Instruction: How many of the lines contain the string "that"? Give the number, with no other words.

begin

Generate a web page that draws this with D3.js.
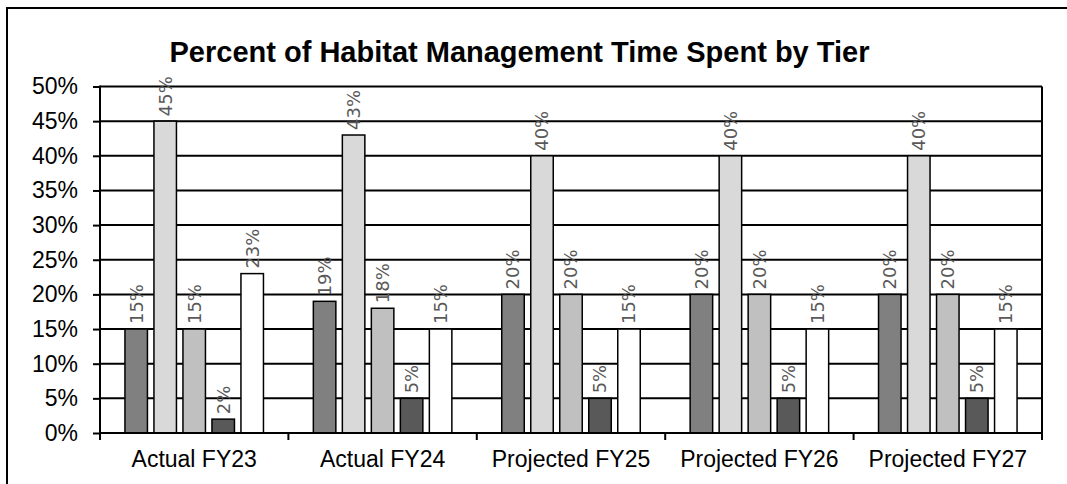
<!DOCTYPE html>
<html>
<head>
<meta charset="utf-8">
<script src="https://cdn.jsdelivr.net/npm/d3@7"></script>
<style>
  body { margin: 0; background: #fff; }
  svg { display: block; }
</style>
</head>
<body>
<div class="container"></div>
<script>
const groups = ["Actual FY23", "Actual FY24", "Projected FY25", "Projected FY26", "Projected FY27"];
const tiers = ["Tier 1", "Tier 2", "Tier 3", "Tier 4", "Tier 5"];
const tier1 = [15, 19, 20, 20, 20];
const tier2 = [45, 43, 40, 40, 40];
const tier3 = [15, 18, 20, 20, 20];
const tier4 = [2, 5, 5, 5, 5];
const tier5 = [23, 15, 15, 15, 15];
const yTicks = [0, 5, 10, 15, 20, 25, 30, 35, 40, 45, 50];
const colors = ["#808080", "#d9d9d9", "#c0c0c0", "#595959", "#ffffff"];

const w = 1067;
const h = 484;
const plotLeft = 100, plotRight = 1042, plotTop = 86.5, plotBottom = 433;

const series = [tier1, tier2, tier3, tier4, tier5];
let rows = [];
groups.forEach((g, gi) => {
  tiers.forEach((t, ti) => {
    rows.push({ group: g, tier: t, value: series[ti][gi] });
  });
});

const svg = d3.select(".container")
  .append("svg")
  .attr("width", w)
  .attr("height", h);

// outer frame
svg.append("rect")
  .attr("x", 7).attr("y", 8)
  .attr("width", w + 10).attr("height", h + 10)
  .attr("fill", "none")
  .attr("stroke", "#000")
  .attr("stroke-width", 2);

svg.append("text")
  .attr("x", (167 + 872) / 2)
  .attr("y", 62)
  .attr("text-anchor", "middle")
  .style("font-family", "Liberation Sans, Arial, sans-serif")
  .style("font-weight", "bold")
  .style("font-size", "29px")
  .text("Percent of Habitat Management Time Spent by Tier");

const x0 = d3.scaleBand().domain(groups).range([plotLeft, plotRight]);
const x1 = d3.scaleBand().domain(tiers).range([0, x0.bandwidth()])
  .paddingInner(0.224).paddingOuter(0.86);
const y = d3.scaleLinear().domain([0, 50]).range([plotBottom, plotTop]);

// gridlines
svg.append("g")
  .selectAll("line")
  .data(yTicks)
  .join("line")
  .attr("x1", plotLeft).attr("x2", plotRight)
  .attr("y1", d => y(d)).attr("y2", d => y(d))
  .attr("stroke", "#000")
  .attr("stroke-width", 2);

// right edge of plot
svg.append("line")
  .attr("x1", plotRight).attr("x2", plotRight)
  .attr("y1", plotTop).attr("y2", plotBottom)
  .attr("stroke", "#000").attr("stroke-width", 2);

// bars
svg.append("g")
  .selectAll("rect")
  .data(rows)
  .join("rect")
  .attr("x", d => x0(d.group) + x1(d.tier))
  .attr("y", d => y(d.value))
  .attr("width", x1.bandwidth())
  .attr("height", d => y(0) - y(d.value))
  .attr("fill", d => colors[tiers.indexOf(d.tier)])
  .attr("stroke", "#000")
  .attr("stroke-width", 1.5);

// value labels
svg.append("g")
  .selectAll("text")
  .data(rows)
  .join("text")
  .attr("transform", d => "translate(" + (x0(d.group) + x1(d.tier) + x1.bandwidth() / 2) + "," + (y(d.value) - 5) + ") rotate(-90)")
  .attr("dy", "0.35em")
  .attr("text-anchor", "start")
  .style("font-family", "DejaVu Sans, sans-serif")
  .style("font-size", "18px")
  .attr("fill", "#595959")
  .text(d => d.value + "%");

// y axis
const yAxis = d3.axisLeft(y)
  .tickValues(yTicks)
  .tickFormat(d => d + "%")
  .tickSize(7)
  .tickPadding(15);
const gy = svg.append("g")
  .attr("transform", "translate(" + plotLeft + ",0)")
  .call(yAxis);
gy.select(".domain").attr("stroke-width", 2).attr("d", "M0," + (plotTop - 1) + "V" + plotBottom);
gy.selectAll(".tick line").attr("stroke-width", 2);
gy.selectAll("text")
  .style("font-family", "Liberation Sans, Arial, sans-serif")
  .style("font-size", "23px")
  .attr("fill", "#000");

// x axis
const xAxis = d3.axisBottom(x0).tickSize(0).tickPadding(18);
const gx = svg.append("g")
  .attr("transform", "translate(0," + plotBottom + ")")
  .call(xAxis);
gx.select(".domain").attr("stroke-width", 2).attr("d", "M" + plotLeft + ",0H" + plotRight);
gx.selectAll("text")
  .style("font-family", "Liberation Sans, Arial, sans-serif")
  .style("font-size", "23px")
  .attr("fill", "#000");

// category boundary ticks
svg.append("g")
  .selectAll("line")
  .data(groups.concat(["end"]))
  .join("line")
  .attr("x1", (d, i) => i < groups.length ? x0(d) : plotRight)
  .attr("x2", (d, i) => i < groups.length ? x0(d) : plotRight)
  .attr("y1", plotBottom).attr("y2", plotBottom + 7)
  .attr("stroke", "#000").attr("stroke-width", 2);
</script>
</body>
</html>
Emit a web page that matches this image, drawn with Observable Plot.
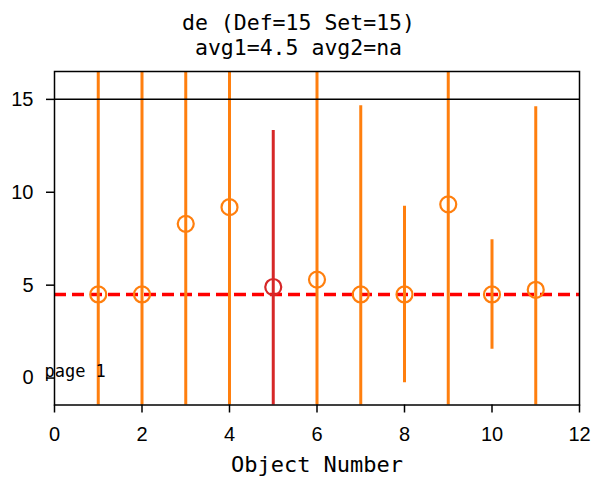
<!DOCTYPE html>
<html>
<head>
<meta charset="utf-8">
<script src="https://cdn.jsdelivr.net/npm/d3@7"></script>
<script src="https://cdn.jsdelivr.net/npm/@observablehq/plot@0.6"></script>
<style>
  body { margin: 0; background: white; }
  #title { width: 597px; height: 52px; padding-top: 10px; text-align: center;
           font-family: "DejaVu Sans Mono", monospace; font-size: 21.5px; line-height: 25px; color: black; }
  #title div { white-space: pre; }
</style>
</head>
<body>
<div id="title"><div>de (Def=15 Set=15)</div><div>avg1=4.5 avg2=na</div></div>
<div id="chart"></div>
<script>
const objects = [1, 2, 3, 4, 5, 6, 7, 8, 9, 10, 11];
const values  = [4.5, 4.5, 8.3, 9.2, 4.9, 5.3, 4.5, 4.5, 9.35, 4.5, 4.75];
const errors  = [13, 13, 13, 13, 8.43, 13, 10.15, 4.75, 13, 2.95, 9.85];
const colors  = ["#ff7f0e", "#ff7f0e", "#ff7f0e", "#ff7f0e", "#d62728", "#ff7f0e",
                 "#ff7f0e", "#ff7f0e", "#ff7f0e", "#ff7f0e", "#ff7f0e"];
const setValue = 15;
const avg1 = 4.5;
const xTicks = [0, 2, 4, 6, 8, 10, 12];
const yTicks = [0, 5, 10, 15];
const xLabel = "Object Number";
const pageLabel = "page 1";

const data = objects.map((o, i) => ({
  x: o, y: values[i], lo: values[i] - errors[i], hi: values[i] + errors[i], c: colors[i]
}));

const chart = Plot.plot({
  width: 597,
  height: 418,
  marginLeft: 54,
  marginRight: 18,
  marginTop: 9,
  marginBottom: 75.5,
  style: { background: "white", overflow: "visible" },
  x: { domain: [0, 12] },
  y: { domain: [-1.45, 16.5] },
  marks: [
    Plot.ruleY([avg1], { stroke: "#ff0000", strokeWidth: 3.5, strokeDasharray: "12,6" }),
    Plot.ruleX(data, { x: "x", y1: "lo", y2: "hi", stroke: "c", strokeWidth: 3, clip: true }),
    Plot.ruleY([setValue], { stroke: "black", strokeWidth: 1.5 }),
    Plot.dot(data, { x: "x", y: "y", r: 8, stroke: "c", strokeWidth: 2.2, fill: "none" }),
    Plot.frame({ stroke: "black", strokeWidth: 1.5 }),
    Plot.axisX({ ticks: xTicks, tickSize: 8, tickPadding: 14, fontSize: 20,
                 fontFamily: "Liberation Sans, Arial, sans-serif", label: null,
                 stroke: "black", strokeWidth: 1.5, tickFormat: d => String(d) }),
    Plot.axisY({ ticks: yTicks, tickSize: 8, tickPadding: 13, fontSize: 20,
                 fontFamily: "Liberation Sans, Arial, sans-serif", label: null,
                 stroke: "black", strokeWidth: 1.5, tickFormat: d => String(d) }),
    Plot.text([xLabel], { frameAnchor: "bottom", dy: 67, lineAnchor: "bottom",
                 fontSize: 22, fontFamily: "DejaVu Sans Mono, monospace", fill: "black" }),
    Plot.text([pageLabel], { x: () => -0.23, y: () => 0, textAnchor: "start", lineAnchor: "middle",
                 dy: -7, fontSize: 17, fontFamily: "DejaVu Sans Mono, monospace", fill: "black" })
  ]
});
document.getElementById("chart").appendChild(chart);
</script>
</body>
</html>
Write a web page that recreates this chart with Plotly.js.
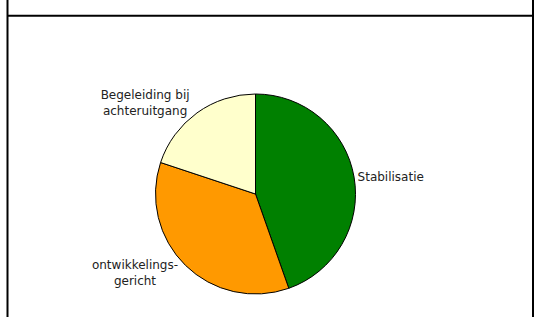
<!DOCTYPE html>
<html>
<head>
<meta charset="utf-8">
<script src="https://cdn.plot.ly/plotly-3.0.1.min.js"></script>
<style>html,body{margin:0;padding:0;background:#fff;}#chart{width:536px;height:317px;}</style>
</head>
<body>
<div id="chart"></div>
<script>
const labels = ["Stabilisatie", "ontwikkelings-<br>gericht", "Begeleiding bij<br>achteruitgang"];
const values = [44.6, 35.5, 19.9];
const colors = ["#008000", "#FF9900", "#FFFFCC"];

const W = 536, H = 317;
const trace = {
  type: "pie",
  labels: labels,
  values: values,
  sort: false,
  direction: "clockwise",
  rotation: 0,
  marker: {colors: colors, line: {color: "#000", width: 1}},
  textinfo: "label",
  textposition: "outside",
  outsidetextfont: {family: "DejaVu Sans", size: 12, color: "#222"},
  hoverinfo: "none",
  automargin: false,
  domain: {x: [155.5 / W, 355.5 / W], y: [23 / H, 223 / H]}
};
const layout = {
  width: W, height: H,
  margin: {l: 0, r: 0, t: 0, b: 0},
  showlegend: false,
  paper_bgcolor: "#fff",
  font: {family: "DejaVu Sans", size: 12, color: "#222"},
  shapes: [
    {type: "line", xref: "paper", yref: "paper", x0: 7.5 / W, x1: 7.5 / W, y0: -0.1, y1: 1.1, line: {color: "#000", width: 2}},
    {type: "line", xref: "paper", yref: "paper", x0: 533 / W, x1: 533 / W, y0: -0.1, y1: 1.1, line: {color: "#000", width: 2}},
    {type: "line", xref: "paper", yref: "paper", x0: 7.5 / W, x1: 533 / W, y0: 1 - 15.7 / H, y1: 1 - 15.7 / H, line: {color: "#000", width: 2}}
  ]
};
Plotly.newPlot("chart", [trace], layout, {staticPlot: true, displayModeBar: false});
</script>
</body>
</html>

end

Written answer: 3